On Thu, Feb 09, 2023 at 10:34:21PM +0000, Matthew Wilcox wrote:
> On Fri, Feb 10, 2023 at 08:53:58AM +1100, Dave Chinner wrote:
> > On Thu, Feb 09, 2023 at 02:44:20AM +0000, Matthew Wilcox wrote:
> > > On Thu, Feb 09, 2023 at 08:53:11AM +1100, Dave Chinner wrote:
> > > > > If XFS really needs it,
> > > > > it can trylock the semaphore and return 0 if it fails, falling back to
> > > > > the ->fault path.  But I don't think XFS actually needs it.
> > > > >
> > > > > The ->map_pages path trylocks the folio, checks the folio->mapping,
> > > > > checks uptodate, then checks beyond EOF (not relevant to hole punch).
> > > > > Then it takes the page table lock and puts the page(s) into the page
> > > > > tables, unlocks the folio and moves on to the next folio.
> > > > > 
> > > > > The hole-punch path, like the truncate path, takes the folio lock,
> > > > > unmaps the folio (which will take the page table lock) and removes
> > > > > it from the page cache.
> > > > > 
> > > > > So what's the race?
> > > > 
> > > > Hole punch is a multi-folio operation, so while we are operating on
> > > > invalidating one folio, another folio in the range we've already
> > > > invalidated could be instantiated and mapped, leaving mapped
> > > > up-to-date pages over a range we *require* the page cache to empty.
> > > 
> > > Nope.  ->map_pages is defined to _not_ instantiate new pages.
> > > If there are uptodate pages in the page cache, they can be mapped, but
> > > missing pages will be skipped, and left to ->fault to bring in.
> > 
> > Sure, but *at the time this change was made* other operations could
> > instantiate pages whilst an invalidate was running, and then
> > ->map_pages could also find them and map them whilst that
> > invalidation was still running. i.e. the race conditions that
> > existed before the mapping->invalidate_lock was introduced (ie. we
> > couldn't intercept read page faults instantiating pages in the page
> > cache at all) didn't require ->map_pages to instantiate the page for
> > it to be able to expose incorrect data to userspace when page faults
> > raced with an ongoing invalidation operation.
> > 
> > While this may not be able to happen now if everything is using the
> > mapping->invalidate_lock correctly (because read faults are now
> > intercepted before they can instatiate new page cache pages), it
> > doesn't mean it wasn't possible in the past.....
> 
> Sorry, still not getting it.  Here's the scenario I think you're
> talking about.  We have three threads (probably in different tasks
> or they may end up getting synchronized on the page table locks).
> 
> Thread 1 is calling FALLOC_FL_PUNCH_HOLE over a nice wide range.
> Thread 2 has the file mmaped and takes a read page fault.
> Thread 3 also has the file mmaped and also takes a read page fault.
> 
> Thread 2 calls filemap_map_pages and finds the pages gone.  It proceeds
> to call xfs_filemap_fault() which calls filemap_fault() without
> taking any XFS locks.  filemap_fault() kicks off some readahead which
> allocates some pages & puts them in the page cache.  It calls into
> xfs_vm_readahead() which calls iomap_readahead() without taking any XFS
> locks.  iomap_readahead() will then call back into xfs_read_iomap_begin()
> which takes the XFS_ILOCK_SHARED.
> 
> Since thread 1 is holding XFS_IOLOCK_EXCL, I presume thread 2 will
> block at this point until thread 1 is done.

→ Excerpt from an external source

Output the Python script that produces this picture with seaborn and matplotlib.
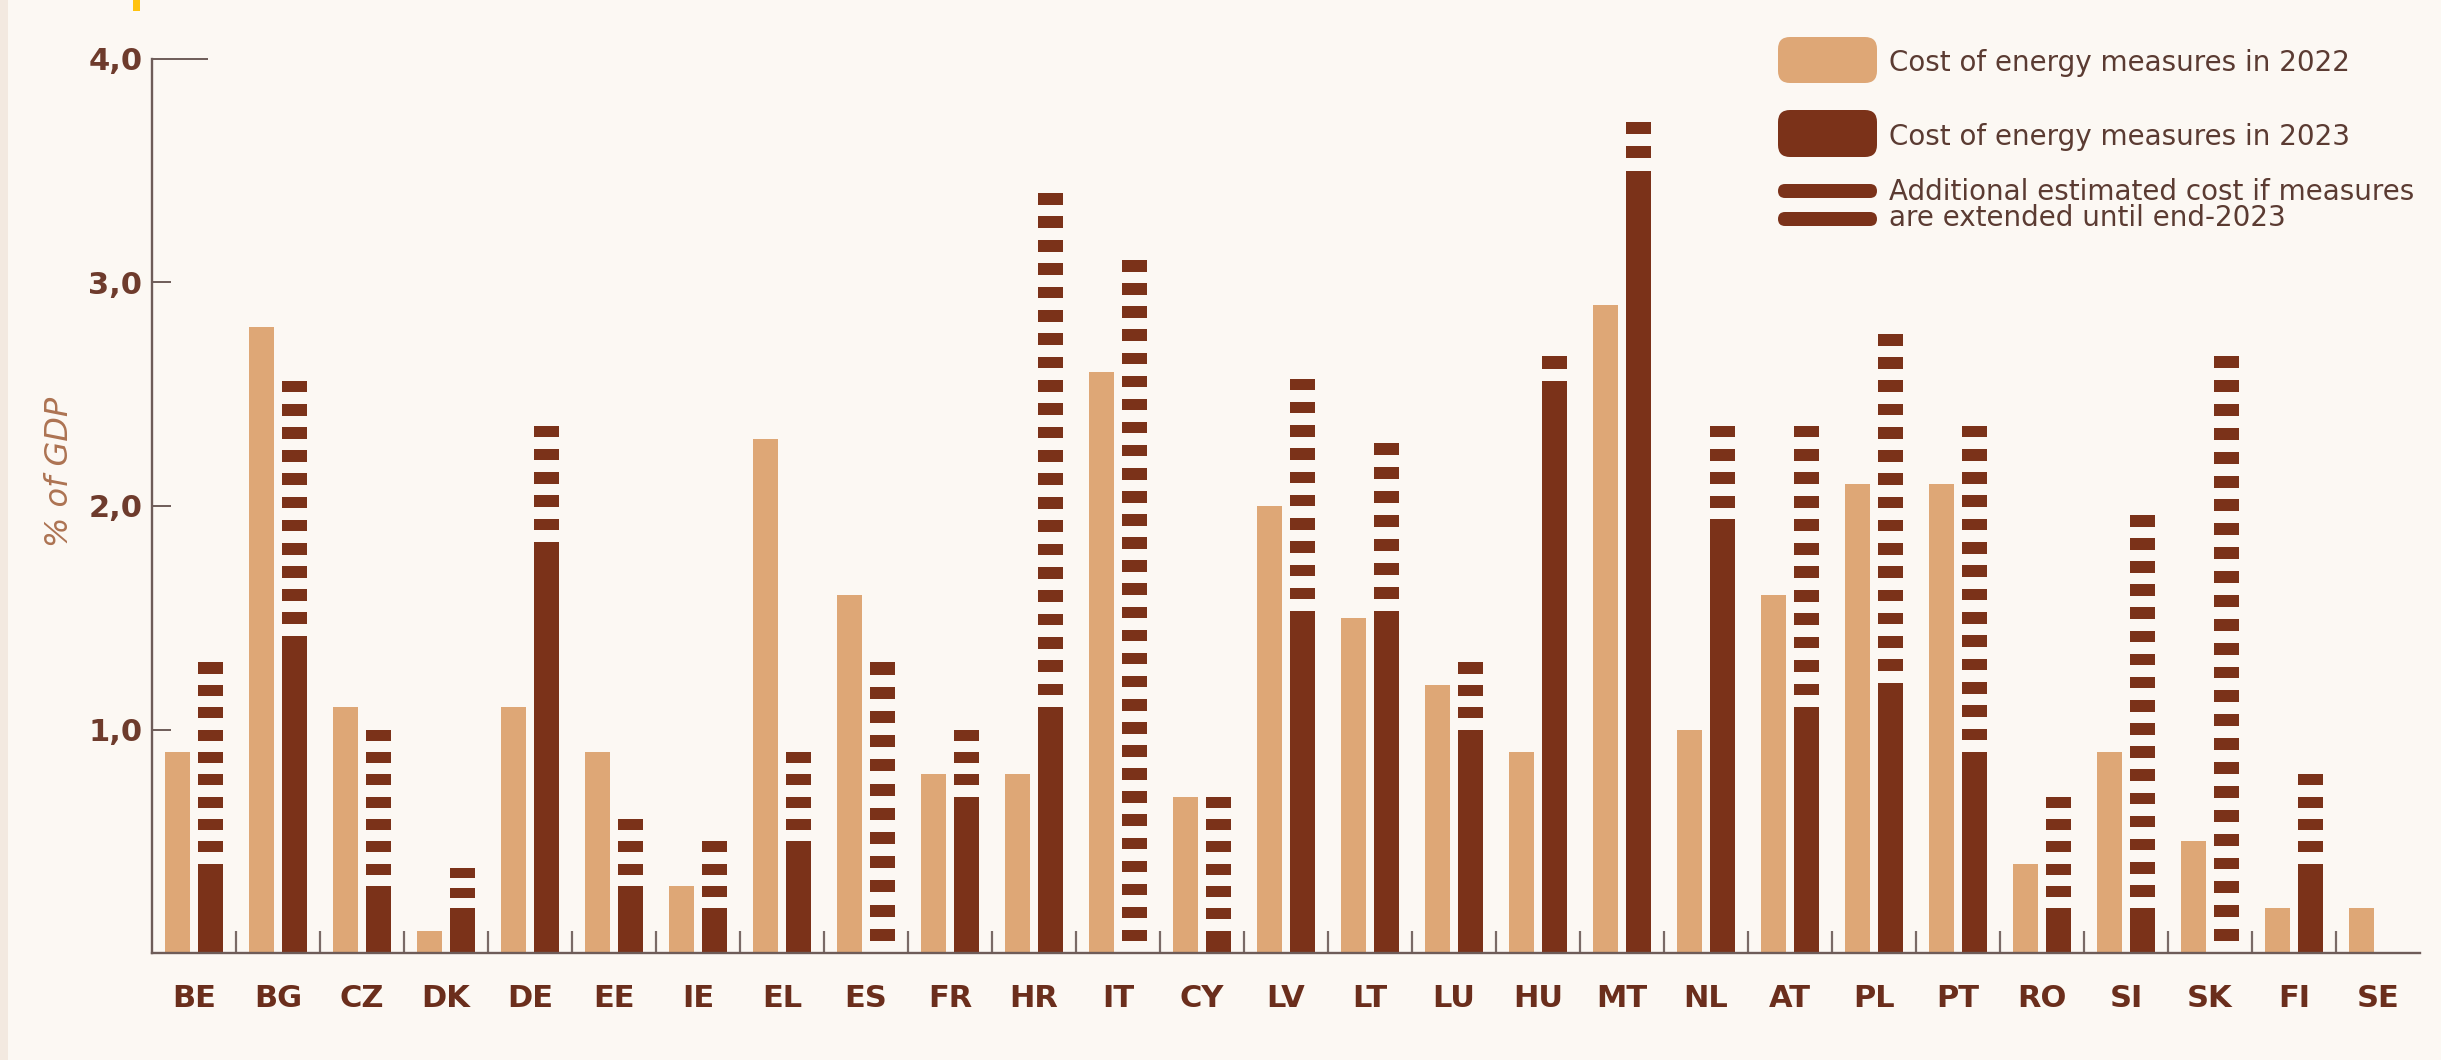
import numpy as np
import pandas as pd
import matplotlib
matplotlib.use('Agg')
import matplotlib.pyplot as plt
import seaborn as sns
from matplotlib.patches import FancyBboxPatch, Rectangle
from matplotlib.transforms import IdentityTransform

# --- data (% of GDP) ---
countries = ['BE', 'BG', 'CZ', 'DK', 'DE', 'EE', 'IE', 'EL', 'ES', 'FR', 'HR', 'IT', 'CY', 'LV',
             'LT', 'LU', 'HU', 'MT', 'NL', 'AT', 'PL', 'PT', 'RO', 'SI', 'SK', 'FI', 'SE']
cost_2022 = [0.9, 2.8, 1.1, 0.1, 1.1, 0.9, 0.3, 2.3, 1.6, 0.8, 0.8, 2.6, 0.7, 2.0,
             1.5, 1.2, 0.9, 2.9, 1.0, 1.6, 2.1, 2.1, 0.4, 0.9, 0.5, 0.2, 0.2]
cost_2023 = [0.4, 1.42, 0.3, 0.2, 1.84, 0.3, 0.2, 0.5, 0.0, 0.7, 1.1, 0.0, 0.1, 1.53,
             1.53, 1.0, 2.56, 3.5, 1.94, 1.1, 1.21, 0.9, 0.2, 0.2, 0.0, 0.4, np.nan]
# 2023 total if the measures are extended until end-2023
cost_extended = [1.3, 2.56, 1.0, 0.38, 2.36, 0.6, 0.5, 0.9, 1.3, 1.0, 3.4, 3.1, 0.7, 2.57,
                 2.28, 1.3, 2.67, 3.72, 2.36, 2.36, 2.77, 2.36, 0.7, 1.96, 2.67, 0.8, np.nan]
y_ticks = [1, 2, 3, 4]
y_tick_labels = ['1,0', '2,0', '3,0', '4,0']
legend_labels = ['Cost of energy measures in 2022',
                 'Cost of energy measures in 2023',
                 'Additional estimated cost if measures\nare extended until end-2023']

# --- style ---
BG = '#FCF8F3'
LIGHT = '#DEA776'
DARK = '#7B3219'
AXIS = '#6E5C58'
STRIPE_STEP = 0.105   # approx. period of the stripes in the original

sns.set_style('white')
plt.rcParams['font.family'] = ['DejaVu Sans']

W, H = 2441, 1060
fig = plt.figure(figsize=(W / 100, H / 100), dpi=100, facecolor=BG)
ax = fig.add_axes([152 / W, 1 - 953 / H, (2420 - 152) / W, (953 - 59) / H])
ax.set_facecolor(BG)

df = pd.DataFrame({
    'country': countries * 2,
    'year': ['2022'] * len(countries) + ['2023'] * len(countries),
    'value': cost_2022 + cost_2023,
})
sns.barplot(data=df, x='country', y='value', hue='year', order=countries,
            hue_order=['2022', '2023'], palette=[LIGHT, DARK], width=0.8, gap=0.25,
            saturation=1, linewidth=0, errorbar=None, legend=False, ax=ax)

# striped part on top of the 2023 bars: whole stripe periods between the
# 2023 value and the extended total, top stripe flush with the total
for p in list(ax.containers[1]):
    cx = p.get_x() + p.get_width() / 2
    i = int(round(cx))
    total, base = cost_extended[i], cost_2023[i]
    if np.isnan(total) or total <= base:
        continue
    n = max(1, int(round((total - base) / STRIPE_STEP)))
    step = (total - base) / n
    for k in range(n):
        top = total - k * step
        ax.bar(cx, step / 2, bottom=top - step / 2, width=p.get_width(),
               color=DARK, linewidth=0)

# --- axes ---
ax.set_xlim(-0.5, len(countries) - 0.5)
ax.set_ylim(0, 4)
ax.set_xlabel('')
ax.set_ylabel('')
sns.despine(ax=ax)
for side in ['left', 'bottom']:
    ax.spines[side].set_color(AXIS)
    ax.spines[side].set_linewidth(1.7)

ax.set_xticks(range(len(countries)))
ax.set_xticklabels(countries, fontweight='bold')
ax.set_xticks(np.arange(0.5, len(countries) - 1, 1), minor=True)
ax.tick_params(axis='x', which='major', bottom=True, length=0, pad=22, labelsize=22,
               labelcolor='#6B2E1C')
ax.tick_params(axis='x', which='minor', bottom=True, direction='in', length=16, width=1.6,
               color='#7A6A66')

ax.set_yticks(y_ticks)
ax.set_yticklabels(y_tick_labels, fontweight='bold')
ax.tick_params(axis='y', which='major', left=True, direction='in', length=14, width=1.4,
               color=AXIS, pad=7, labelsize=22, labelcolor='#6E3B2C')
ax.tick_params(axis='y', which='minor', left=False)
ax.yaxis.get_major_ticks()[-1].tick1line.set_markersize(40)

fig.text(59 / W, 1 - 472 / H, '% of GDP', rotation=90, style='italic', color='#AD7352',
         fontsize=23, ha='center', va='center')

# --- legend drawn in pixels ---
ident = IdentityTransform()
fig.add_artist(FancyBboxPatch((1778, H - 83), 99, 46, boxstyle='round,pad=0,rounding_size=12',
                              facecolor=LIGHT, edgecolor='none', transform=ident))
fig.add_artist(FancyBboxPatch((1778, H - 157), 99, 47, boxstyle='round,pad=0,rounding_size=12',
                              facecolor=DARK, edgecolor='none', transform=ident))
for y0 in (184, 212):
    fig.add_artist(FancyBboxPatch((1778, H - y0 - 14), 99, 14, boxstyle='round,pad=0,rounding_size=7',
                                  facecolor=DARK, edgecolor='none', transform=ident))
legend_y = [63, 137, 205]
for lab, yy in zip(legend_labels, legend_y):
    fig.text(1889 / W, 1 - yy / H, lab, fontsize=20, color='#5B3B32', ha='left', va='center',
             linespacing=0.9)

# frame details of the original picture
fig.add_artist(Rectangle((0, 0), 8, H, facecolor='#F3E9E0', edgecolor='none', transform=ident))
fig.add_artist(Rectangle((133, H - 11), 7, 11, facecolor='#FFC20E', edgecolor='none', transform=ident))

fig.savefig('out.png', dpi=100, facecolor=BG)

No, because XFS_IOLOCK is not the same lock as XFS_ILOCK.

IOLOCK (inode->i_rwsem) and MMAPLOCK(mapping->invalidate_lock)
serialise user access to user data (i.e. page cache and direct IO).

ILOCK (xfs_inode->i_ilock) serialises access to internal XFS inode
metadata such as the extent list.

The lock ordering is IOLOCK -> MMAPLOCK -> folio lock -> ILOCK, as
described in fs/xfs/xfs_inode.c

In the case we are talking about here, operations such as fallocate
operate directly on the extent map protected by the ILOCK, so they
first have to serialise user access to the data (i.e. take the
IOLOCK, MMAPLOCK, run inode_dio_wait() to drain running IOs, run
break_layouts() to recall remote pNFS access delegations and
serialise DAX accesses, etc), then flush any remaining dirty cached
data (which may require allocation and hence taking the ILOCK) and
then (maybe) invalidate the cached data over the range that is about
to be operated on.

Only once we hold all these locks and have performed all these user
data operations whilst holding those locks can we then take the
ILOCK and directly manipulate the extent map knowing we have locked
out all avenues of user data modification whilst we modify the
extent map and change the user data contained in the file.

> At this point, the page
> is still not uptodate, so thread 3 will not map the page if it finds it
> in >map_pages.
> 
> Or have I misunderstood XFS inode locking?  Entirely possible, it
> seems quite complicated.

Yes, it is, but as every other filesystem has encountered the same
problems that XFS has been dealing with since day zero they've grown
exactly the same locking requirements. Some of these are VFS locks
(i_rwsem, invalidate_lock) or infrastructure (inode_dio_wait()), but
over the long term linux filesystems and the VFS have been trending
towards the original XFS locking model that it inherited from Irix
30 years ago, not the other way around.

> Nevertheless, it seems to me that if there's
> locking that's missing, there's ample opportunities for XFS to take those
> missing locks in the (slow) fault path, and not take them in the (fast)
> map_pages path.

If you go back to the series that introduced the
mapping->invalidate_lock and the XFS conversion to use it for the
MMAPLOCK in commit 2433480a7e1d ("xfs: Convert to use
invalidate_lock"), that's what pulled filemap_fault() out from under
the MMAPLOCK.

i.e. we used to run the entire fault path under the MMAPLOCK to try
to avoid issues with read faults instantiating new pages whilst we
were invalidating pages in the same mapping.  i.e. we used to
serialise both the read fault and write fault path entirely against
invalidation.  The conversion to the invalidate_lock drove the
locking further into the filemap_fault path, so we didn't need to
take it for read faults anymore. We still have to the take it for
write faults (i.e. ->page_mkwrite) because the page cache is already
populated and we still need to serialise ->page_mkwrite against
truncate, hole punch, etc.

Maybe we didn't need to lock the ->map_pages() path, but after
seeing data corruption issues caused by user directed speculative
page cache readahead via fadvise() and readahead() syscalls racing
with operations that need exclusive invalidation, I didn't think
that was a chance worth taking.

So, as I've already said, it's entirely possible that we don't need
the MMAPLOCK in this path anymore. All I want is a concrete
explanation of how the page fault and VFS paths now serialise
against invalidation to prevent these historic invalidation race
conditions from ever occurring again in the commit message.

Cheers,

Dave.
-- 
Dave Chinner
david@fromorbit.com